**GOAL OF THE EXERCISE**:
Search the records below for the word "chart" and show every line where it occurs.

**DATASET RECORDS**:

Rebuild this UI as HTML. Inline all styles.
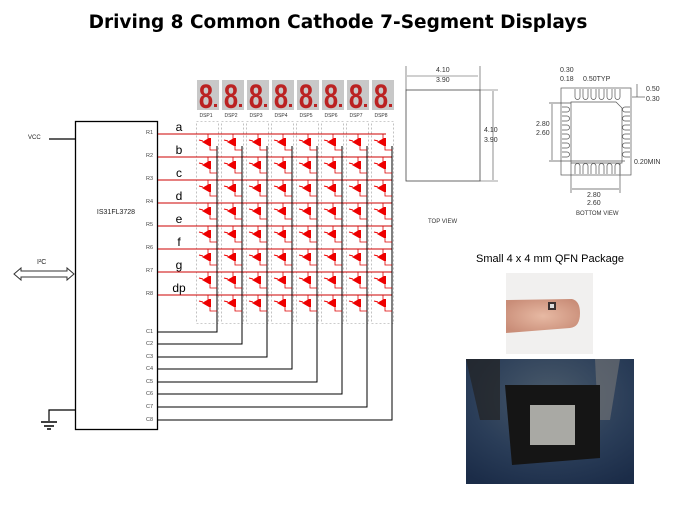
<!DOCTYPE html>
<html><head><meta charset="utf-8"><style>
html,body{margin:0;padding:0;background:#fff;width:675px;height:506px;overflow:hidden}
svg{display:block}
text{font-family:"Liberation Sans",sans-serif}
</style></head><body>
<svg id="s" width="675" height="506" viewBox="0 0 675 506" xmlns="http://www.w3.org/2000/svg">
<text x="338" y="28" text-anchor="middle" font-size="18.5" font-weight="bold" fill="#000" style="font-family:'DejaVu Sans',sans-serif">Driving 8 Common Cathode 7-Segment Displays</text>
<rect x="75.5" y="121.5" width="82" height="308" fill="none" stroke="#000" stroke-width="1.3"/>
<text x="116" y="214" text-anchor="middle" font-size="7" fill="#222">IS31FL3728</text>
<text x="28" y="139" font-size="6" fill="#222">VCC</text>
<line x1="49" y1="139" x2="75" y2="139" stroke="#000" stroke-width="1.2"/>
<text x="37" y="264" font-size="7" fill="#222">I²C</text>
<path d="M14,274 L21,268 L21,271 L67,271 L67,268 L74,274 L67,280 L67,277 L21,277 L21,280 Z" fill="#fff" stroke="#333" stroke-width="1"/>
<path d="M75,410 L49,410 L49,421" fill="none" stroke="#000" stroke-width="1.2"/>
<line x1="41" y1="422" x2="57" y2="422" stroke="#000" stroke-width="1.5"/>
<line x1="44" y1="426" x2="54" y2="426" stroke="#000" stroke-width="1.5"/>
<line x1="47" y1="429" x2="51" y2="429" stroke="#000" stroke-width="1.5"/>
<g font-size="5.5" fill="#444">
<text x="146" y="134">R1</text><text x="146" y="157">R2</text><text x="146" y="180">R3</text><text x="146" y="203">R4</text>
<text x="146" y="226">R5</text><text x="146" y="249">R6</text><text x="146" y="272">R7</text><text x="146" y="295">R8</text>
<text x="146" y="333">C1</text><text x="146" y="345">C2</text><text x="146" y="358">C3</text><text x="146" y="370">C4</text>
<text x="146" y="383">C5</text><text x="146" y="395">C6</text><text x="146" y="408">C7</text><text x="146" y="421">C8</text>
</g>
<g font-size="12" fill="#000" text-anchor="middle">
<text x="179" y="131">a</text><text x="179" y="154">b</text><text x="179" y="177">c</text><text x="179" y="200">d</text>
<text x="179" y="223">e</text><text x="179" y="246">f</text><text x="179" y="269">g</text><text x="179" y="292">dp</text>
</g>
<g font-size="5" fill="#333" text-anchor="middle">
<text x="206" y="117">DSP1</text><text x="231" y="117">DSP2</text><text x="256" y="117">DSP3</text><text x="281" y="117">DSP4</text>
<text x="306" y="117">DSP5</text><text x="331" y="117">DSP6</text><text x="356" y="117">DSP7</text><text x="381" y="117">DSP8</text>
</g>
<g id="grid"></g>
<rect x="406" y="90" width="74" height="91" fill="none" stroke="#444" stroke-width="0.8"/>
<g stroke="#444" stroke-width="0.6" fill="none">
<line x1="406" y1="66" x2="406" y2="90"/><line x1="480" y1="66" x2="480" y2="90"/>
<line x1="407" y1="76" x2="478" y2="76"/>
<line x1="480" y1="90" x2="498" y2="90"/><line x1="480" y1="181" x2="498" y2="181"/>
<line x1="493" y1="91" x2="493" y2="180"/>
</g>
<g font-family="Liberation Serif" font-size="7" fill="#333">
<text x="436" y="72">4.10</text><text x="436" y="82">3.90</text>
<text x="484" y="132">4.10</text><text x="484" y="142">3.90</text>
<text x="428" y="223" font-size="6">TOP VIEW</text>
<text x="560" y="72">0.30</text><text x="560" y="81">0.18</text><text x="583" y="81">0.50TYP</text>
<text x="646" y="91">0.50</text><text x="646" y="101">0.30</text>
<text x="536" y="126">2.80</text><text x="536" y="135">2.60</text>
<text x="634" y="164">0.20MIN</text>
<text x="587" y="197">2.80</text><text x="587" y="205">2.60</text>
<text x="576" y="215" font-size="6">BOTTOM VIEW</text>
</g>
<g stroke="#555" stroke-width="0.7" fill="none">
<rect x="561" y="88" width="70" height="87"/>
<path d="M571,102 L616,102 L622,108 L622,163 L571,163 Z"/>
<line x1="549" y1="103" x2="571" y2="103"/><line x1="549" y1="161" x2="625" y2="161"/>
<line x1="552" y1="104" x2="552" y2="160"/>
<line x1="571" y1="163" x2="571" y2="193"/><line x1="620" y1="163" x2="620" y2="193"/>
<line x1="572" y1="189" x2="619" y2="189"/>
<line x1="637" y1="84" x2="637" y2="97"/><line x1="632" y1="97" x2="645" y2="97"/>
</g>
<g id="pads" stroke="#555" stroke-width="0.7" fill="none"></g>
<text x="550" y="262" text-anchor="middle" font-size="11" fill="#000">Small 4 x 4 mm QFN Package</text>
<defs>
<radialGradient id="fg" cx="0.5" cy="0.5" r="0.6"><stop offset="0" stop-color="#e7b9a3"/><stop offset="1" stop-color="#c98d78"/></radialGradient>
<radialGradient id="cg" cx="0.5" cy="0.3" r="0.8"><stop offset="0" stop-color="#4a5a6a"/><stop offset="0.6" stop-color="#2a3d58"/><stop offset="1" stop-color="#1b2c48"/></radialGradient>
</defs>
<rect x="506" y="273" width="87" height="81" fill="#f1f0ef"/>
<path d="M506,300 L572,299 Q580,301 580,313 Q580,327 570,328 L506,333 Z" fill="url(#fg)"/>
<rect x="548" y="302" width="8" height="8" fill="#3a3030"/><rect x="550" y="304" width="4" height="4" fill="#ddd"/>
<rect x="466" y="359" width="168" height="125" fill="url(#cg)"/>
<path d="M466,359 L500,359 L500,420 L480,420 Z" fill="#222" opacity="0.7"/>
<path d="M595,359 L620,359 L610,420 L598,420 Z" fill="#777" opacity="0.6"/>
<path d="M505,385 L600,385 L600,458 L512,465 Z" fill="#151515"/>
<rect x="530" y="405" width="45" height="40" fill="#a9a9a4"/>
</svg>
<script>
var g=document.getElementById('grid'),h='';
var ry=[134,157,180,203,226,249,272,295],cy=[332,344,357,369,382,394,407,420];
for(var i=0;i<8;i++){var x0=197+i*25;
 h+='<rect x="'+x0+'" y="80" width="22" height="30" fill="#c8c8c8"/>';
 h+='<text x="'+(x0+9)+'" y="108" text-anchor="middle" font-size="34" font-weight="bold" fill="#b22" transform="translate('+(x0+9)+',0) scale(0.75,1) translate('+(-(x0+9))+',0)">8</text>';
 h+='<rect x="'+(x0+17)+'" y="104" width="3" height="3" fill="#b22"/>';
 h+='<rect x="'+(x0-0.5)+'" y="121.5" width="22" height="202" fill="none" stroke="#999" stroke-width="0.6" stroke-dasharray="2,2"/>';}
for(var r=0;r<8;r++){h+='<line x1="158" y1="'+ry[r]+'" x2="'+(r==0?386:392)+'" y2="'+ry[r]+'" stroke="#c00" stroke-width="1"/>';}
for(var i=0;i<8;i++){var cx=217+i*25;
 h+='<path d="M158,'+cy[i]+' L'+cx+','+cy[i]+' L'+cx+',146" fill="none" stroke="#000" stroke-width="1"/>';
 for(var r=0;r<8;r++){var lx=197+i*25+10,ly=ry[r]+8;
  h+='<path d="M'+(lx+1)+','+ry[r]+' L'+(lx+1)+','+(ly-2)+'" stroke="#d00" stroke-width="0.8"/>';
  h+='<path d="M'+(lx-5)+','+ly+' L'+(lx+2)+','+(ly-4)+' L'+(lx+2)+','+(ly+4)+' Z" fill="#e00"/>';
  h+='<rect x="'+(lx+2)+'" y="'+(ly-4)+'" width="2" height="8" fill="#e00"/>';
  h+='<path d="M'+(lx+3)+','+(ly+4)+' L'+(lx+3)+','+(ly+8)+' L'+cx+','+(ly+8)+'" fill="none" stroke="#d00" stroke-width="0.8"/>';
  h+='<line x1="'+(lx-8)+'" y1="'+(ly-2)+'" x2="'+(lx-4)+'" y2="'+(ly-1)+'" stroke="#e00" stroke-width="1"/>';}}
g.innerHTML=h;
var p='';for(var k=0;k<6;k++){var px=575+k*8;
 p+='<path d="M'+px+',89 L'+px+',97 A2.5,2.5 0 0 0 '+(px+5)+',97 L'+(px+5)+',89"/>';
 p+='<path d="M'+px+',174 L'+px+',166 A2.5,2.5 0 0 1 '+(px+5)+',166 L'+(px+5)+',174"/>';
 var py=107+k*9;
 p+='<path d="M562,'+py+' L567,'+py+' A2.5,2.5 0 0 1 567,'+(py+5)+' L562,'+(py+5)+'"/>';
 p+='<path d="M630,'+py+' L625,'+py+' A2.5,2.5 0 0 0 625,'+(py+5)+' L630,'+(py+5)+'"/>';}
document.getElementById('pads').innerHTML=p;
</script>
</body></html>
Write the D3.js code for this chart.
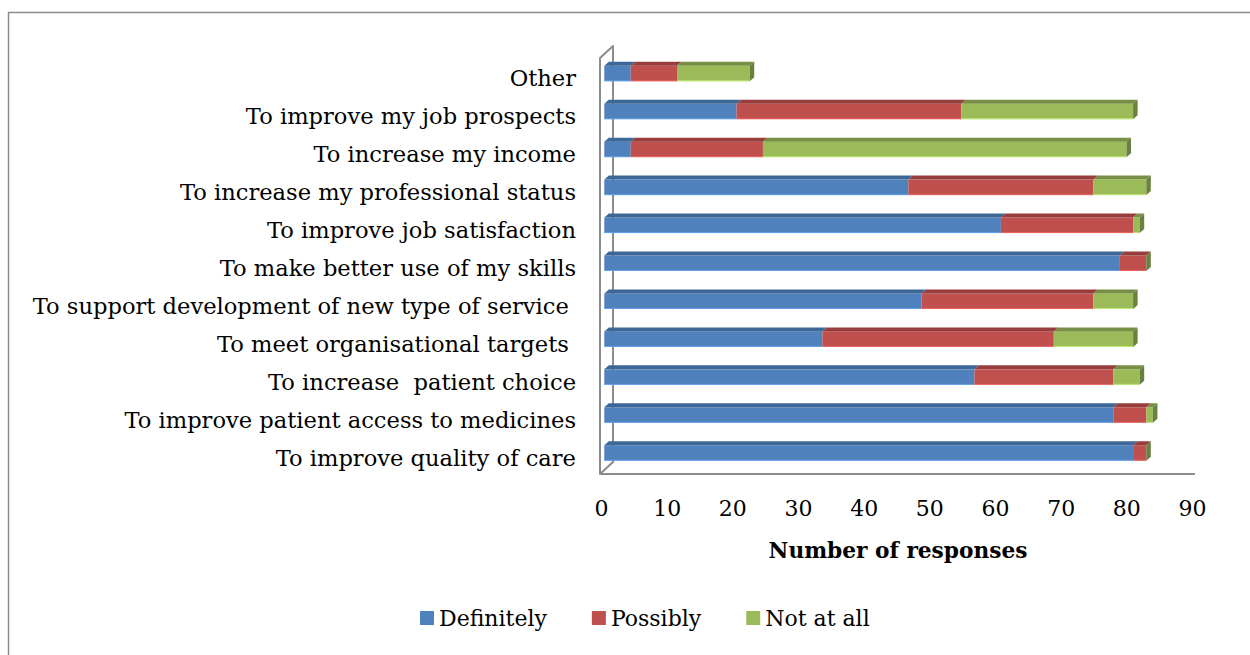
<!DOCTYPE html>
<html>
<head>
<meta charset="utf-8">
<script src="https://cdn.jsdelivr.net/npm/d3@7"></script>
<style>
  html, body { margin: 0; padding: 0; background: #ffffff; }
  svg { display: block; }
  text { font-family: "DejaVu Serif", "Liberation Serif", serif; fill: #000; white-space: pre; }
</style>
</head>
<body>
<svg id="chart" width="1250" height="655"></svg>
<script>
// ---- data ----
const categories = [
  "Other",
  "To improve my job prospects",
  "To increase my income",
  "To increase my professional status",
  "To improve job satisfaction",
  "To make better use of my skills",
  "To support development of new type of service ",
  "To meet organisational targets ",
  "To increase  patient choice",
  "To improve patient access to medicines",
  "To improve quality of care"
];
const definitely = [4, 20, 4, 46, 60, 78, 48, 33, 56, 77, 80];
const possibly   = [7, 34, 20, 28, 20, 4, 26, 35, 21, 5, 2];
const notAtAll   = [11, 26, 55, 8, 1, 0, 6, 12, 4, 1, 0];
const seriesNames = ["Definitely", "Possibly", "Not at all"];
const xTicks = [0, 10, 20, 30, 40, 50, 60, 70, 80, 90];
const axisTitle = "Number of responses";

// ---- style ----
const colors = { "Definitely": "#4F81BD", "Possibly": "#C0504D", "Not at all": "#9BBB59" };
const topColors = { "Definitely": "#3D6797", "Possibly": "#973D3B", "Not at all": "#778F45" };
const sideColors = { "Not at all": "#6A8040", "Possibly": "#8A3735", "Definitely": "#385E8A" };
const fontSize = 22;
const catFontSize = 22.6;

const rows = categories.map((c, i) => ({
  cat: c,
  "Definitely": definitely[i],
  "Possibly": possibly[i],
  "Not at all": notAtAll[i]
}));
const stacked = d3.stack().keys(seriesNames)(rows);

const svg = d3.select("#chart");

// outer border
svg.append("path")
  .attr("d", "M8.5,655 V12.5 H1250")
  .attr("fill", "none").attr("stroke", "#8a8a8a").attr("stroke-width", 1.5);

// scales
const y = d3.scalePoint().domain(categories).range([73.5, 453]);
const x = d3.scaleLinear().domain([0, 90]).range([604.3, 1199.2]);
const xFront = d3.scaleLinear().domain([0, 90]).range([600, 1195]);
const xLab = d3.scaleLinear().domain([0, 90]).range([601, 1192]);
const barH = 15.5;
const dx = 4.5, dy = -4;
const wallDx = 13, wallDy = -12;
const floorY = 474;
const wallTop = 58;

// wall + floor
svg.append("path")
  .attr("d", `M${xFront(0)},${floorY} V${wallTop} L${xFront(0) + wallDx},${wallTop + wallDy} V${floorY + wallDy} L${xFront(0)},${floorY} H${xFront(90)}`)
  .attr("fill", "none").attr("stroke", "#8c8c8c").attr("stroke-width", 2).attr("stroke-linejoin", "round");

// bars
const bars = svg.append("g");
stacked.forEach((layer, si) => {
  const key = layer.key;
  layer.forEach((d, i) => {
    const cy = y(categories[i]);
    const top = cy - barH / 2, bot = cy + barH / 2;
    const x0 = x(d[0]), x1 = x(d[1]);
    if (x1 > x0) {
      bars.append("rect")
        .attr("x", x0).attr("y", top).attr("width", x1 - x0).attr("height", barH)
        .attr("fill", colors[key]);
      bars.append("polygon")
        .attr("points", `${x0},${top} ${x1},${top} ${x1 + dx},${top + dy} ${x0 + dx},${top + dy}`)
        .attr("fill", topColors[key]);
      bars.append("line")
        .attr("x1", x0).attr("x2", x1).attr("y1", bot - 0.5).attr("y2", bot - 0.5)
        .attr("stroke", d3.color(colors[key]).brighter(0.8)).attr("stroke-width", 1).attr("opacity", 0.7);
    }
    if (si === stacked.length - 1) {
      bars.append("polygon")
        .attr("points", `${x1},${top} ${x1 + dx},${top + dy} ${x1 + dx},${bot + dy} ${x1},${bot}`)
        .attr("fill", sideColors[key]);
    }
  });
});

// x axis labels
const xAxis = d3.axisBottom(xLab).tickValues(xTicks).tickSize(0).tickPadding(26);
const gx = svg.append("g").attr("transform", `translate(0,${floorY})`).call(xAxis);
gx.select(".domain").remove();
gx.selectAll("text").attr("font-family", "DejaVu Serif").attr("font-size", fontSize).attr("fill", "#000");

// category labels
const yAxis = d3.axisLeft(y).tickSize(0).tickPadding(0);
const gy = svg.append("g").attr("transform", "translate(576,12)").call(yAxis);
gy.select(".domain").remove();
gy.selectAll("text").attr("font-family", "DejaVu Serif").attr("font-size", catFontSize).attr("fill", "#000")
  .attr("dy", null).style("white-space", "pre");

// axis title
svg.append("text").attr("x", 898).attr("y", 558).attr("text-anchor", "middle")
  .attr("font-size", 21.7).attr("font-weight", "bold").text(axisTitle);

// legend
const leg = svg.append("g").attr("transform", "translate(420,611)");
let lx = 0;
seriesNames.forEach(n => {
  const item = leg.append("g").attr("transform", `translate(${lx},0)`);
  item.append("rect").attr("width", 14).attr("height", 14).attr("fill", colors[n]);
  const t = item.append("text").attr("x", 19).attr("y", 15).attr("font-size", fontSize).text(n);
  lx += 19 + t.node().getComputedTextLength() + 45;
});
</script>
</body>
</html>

**TASK RESPONSE**:
Write the D3.js code for this chart.
<svg id="chart" width="1250" height="655"></svg>
const svg = d3.select("#chart");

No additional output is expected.